Stated task » Beginning with the first line, set down every line through the one containing "const groupTextDx = [-12, 10, 20];", exactly as it appears, but not the pictures.

Given data »
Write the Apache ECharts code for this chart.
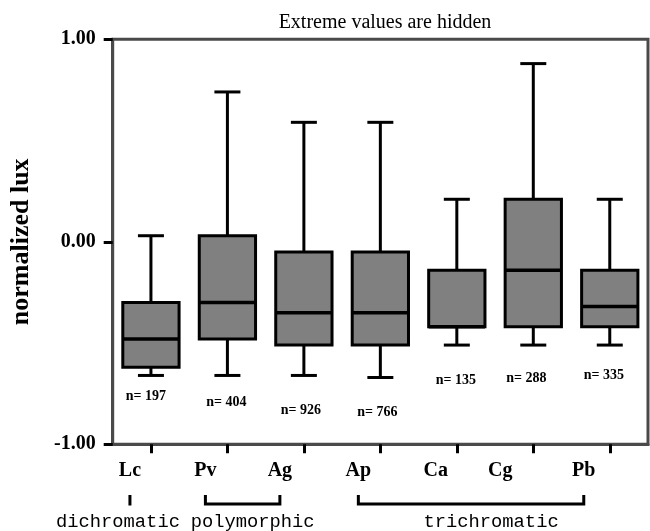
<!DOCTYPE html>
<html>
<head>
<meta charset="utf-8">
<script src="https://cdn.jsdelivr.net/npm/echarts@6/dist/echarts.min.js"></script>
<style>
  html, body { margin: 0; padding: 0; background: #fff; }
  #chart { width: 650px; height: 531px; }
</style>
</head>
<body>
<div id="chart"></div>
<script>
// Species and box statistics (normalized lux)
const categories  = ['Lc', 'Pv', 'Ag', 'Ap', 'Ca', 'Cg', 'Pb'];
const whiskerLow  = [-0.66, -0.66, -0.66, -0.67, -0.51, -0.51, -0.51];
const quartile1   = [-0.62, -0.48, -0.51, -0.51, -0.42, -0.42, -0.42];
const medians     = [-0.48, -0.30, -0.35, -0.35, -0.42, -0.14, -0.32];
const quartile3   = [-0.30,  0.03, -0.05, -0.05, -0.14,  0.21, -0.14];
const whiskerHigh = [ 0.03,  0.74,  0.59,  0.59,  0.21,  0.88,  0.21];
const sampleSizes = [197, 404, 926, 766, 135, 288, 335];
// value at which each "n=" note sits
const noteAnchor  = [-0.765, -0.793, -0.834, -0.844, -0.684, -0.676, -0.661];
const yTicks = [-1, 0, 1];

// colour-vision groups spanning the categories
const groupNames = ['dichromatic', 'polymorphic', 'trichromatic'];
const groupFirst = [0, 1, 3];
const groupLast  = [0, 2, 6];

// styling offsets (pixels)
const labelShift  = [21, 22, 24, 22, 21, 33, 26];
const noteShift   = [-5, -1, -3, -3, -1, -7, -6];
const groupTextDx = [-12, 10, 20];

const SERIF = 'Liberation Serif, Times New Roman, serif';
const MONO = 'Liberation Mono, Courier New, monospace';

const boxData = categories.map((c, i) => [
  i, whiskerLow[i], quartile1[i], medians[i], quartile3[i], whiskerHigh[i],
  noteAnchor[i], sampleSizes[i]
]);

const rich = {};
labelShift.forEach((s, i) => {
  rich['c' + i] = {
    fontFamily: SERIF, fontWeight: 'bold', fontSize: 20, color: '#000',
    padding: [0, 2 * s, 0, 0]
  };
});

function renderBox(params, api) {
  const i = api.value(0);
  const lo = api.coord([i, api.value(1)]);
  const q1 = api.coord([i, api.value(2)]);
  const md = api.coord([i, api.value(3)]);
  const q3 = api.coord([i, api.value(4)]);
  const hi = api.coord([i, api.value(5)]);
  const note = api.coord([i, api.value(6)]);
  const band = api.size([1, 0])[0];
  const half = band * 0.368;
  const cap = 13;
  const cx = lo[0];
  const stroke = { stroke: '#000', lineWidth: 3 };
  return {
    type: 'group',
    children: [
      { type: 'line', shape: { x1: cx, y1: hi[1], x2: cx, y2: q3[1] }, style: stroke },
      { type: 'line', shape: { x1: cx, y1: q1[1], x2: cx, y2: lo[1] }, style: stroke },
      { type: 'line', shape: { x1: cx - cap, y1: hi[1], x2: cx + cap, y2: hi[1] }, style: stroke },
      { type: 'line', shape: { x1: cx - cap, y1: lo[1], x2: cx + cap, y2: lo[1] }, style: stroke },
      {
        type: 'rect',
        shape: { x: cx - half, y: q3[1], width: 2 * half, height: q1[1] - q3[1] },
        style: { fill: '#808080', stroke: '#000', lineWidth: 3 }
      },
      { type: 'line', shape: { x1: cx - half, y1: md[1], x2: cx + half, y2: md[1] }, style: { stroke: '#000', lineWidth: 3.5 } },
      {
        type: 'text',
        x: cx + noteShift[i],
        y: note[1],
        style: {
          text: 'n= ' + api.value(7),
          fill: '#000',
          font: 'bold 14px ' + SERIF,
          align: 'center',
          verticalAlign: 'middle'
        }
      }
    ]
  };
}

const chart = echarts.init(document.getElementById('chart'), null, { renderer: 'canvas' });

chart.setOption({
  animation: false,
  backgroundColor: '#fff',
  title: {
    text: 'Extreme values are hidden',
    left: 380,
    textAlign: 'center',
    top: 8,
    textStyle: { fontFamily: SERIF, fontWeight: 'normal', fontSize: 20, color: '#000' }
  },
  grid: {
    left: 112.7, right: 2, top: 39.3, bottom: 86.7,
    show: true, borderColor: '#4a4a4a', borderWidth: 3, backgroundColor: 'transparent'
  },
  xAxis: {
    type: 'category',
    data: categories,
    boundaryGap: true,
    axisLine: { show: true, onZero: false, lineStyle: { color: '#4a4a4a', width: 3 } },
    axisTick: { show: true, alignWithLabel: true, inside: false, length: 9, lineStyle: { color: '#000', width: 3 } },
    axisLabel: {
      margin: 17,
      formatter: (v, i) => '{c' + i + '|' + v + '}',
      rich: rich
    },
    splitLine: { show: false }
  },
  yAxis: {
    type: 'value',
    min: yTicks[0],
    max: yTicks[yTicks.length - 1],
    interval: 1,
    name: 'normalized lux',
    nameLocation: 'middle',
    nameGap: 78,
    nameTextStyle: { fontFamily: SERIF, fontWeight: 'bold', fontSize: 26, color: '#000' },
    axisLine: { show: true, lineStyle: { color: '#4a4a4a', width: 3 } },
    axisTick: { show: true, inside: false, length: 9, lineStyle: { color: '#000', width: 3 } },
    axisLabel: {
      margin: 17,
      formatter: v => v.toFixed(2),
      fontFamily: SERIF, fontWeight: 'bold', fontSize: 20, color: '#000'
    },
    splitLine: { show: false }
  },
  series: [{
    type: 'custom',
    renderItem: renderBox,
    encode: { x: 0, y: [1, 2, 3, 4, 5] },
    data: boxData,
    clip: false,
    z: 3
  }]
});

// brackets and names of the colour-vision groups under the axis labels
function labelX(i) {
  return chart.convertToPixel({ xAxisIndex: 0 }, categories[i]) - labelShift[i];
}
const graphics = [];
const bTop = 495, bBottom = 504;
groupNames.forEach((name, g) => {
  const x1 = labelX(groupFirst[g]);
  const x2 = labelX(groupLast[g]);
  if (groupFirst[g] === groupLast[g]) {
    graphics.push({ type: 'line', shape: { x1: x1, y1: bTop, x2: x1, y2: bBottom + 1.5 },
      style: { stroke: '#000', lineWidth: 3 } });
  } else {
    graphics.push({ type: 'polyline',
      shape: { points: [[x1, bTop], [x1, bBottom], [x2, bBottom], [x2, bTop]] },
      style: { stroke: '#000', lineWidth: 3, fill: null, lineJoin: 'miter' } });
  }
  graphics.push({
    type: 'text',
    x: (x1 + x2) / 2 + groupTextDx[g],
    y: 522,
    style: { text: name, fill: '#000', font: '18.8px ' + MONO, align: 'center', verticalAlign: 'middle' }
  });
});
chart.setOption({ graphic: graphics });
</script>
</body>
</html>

Result »
Write the Apache ECharts code for this chart.
<!DOCTYPE html>
<html>
<head>
<meta charset="utf-8">
<script src="https://cdn.jsdelivr.net/npm/echarts@6/dist/echarts.min.js"></script>
<style>
  html, body { margin: 0; padding: 0; background: #fff; }
  #chart { width: 650px; height: 531px; }
</style>
</head>
<body>
<div id="chart"></div>
<script>
// Species and box statistics (normalized lux)
const categories  = ['Lc', 'Pv', 'Ag', 'Ap', 'Ca', 'Cg', 'Pb'];
const whiskerLow  = [-0.66, -0.66, -0.66, -0.67, -0.51, -0.51, -0.51];
const quartile1   = [-0.62, -0.48, -0.51, -0.51, -0.42, -0.42, -0.42];
const medians     = [-0.48, -0.30, -0.35, -0.35, -0.42, -0.14, -0.32];
const quartile3   = [-0.30,  0.03, -0.05, -0.05, -0.14,  0.21, -0.14];
const whiskerHigh = [ 0.03,  0.74,  0.59,  0.59,  0.21,  0.88,  0.21];
const sampleSizes = [197, 404, 926, 766, 135, 288, 335];
// value at which each "n=" note sits
const noteAnchor  = [-0.765, -0.793, -0.834, -0.844, -0.684, -0.676, -0.661];
const yTicks = [-1, 0, 1];

// colour-vision groups spanning the categories
const groupNames = ['dichromatic', 'polymorphic', 'trichromatic'];
const groupFirst = [0, 1, 3];
const groupLast  = [0, 2, 6];

// styling offsets (pixels)
const labelShift  = [21, 22, 24, 22, 21, 33, 26];
const noteShift   = [-5, -1, -3, -3, -1, -7, -6];
const groupTextDx = [-12, 10, 20];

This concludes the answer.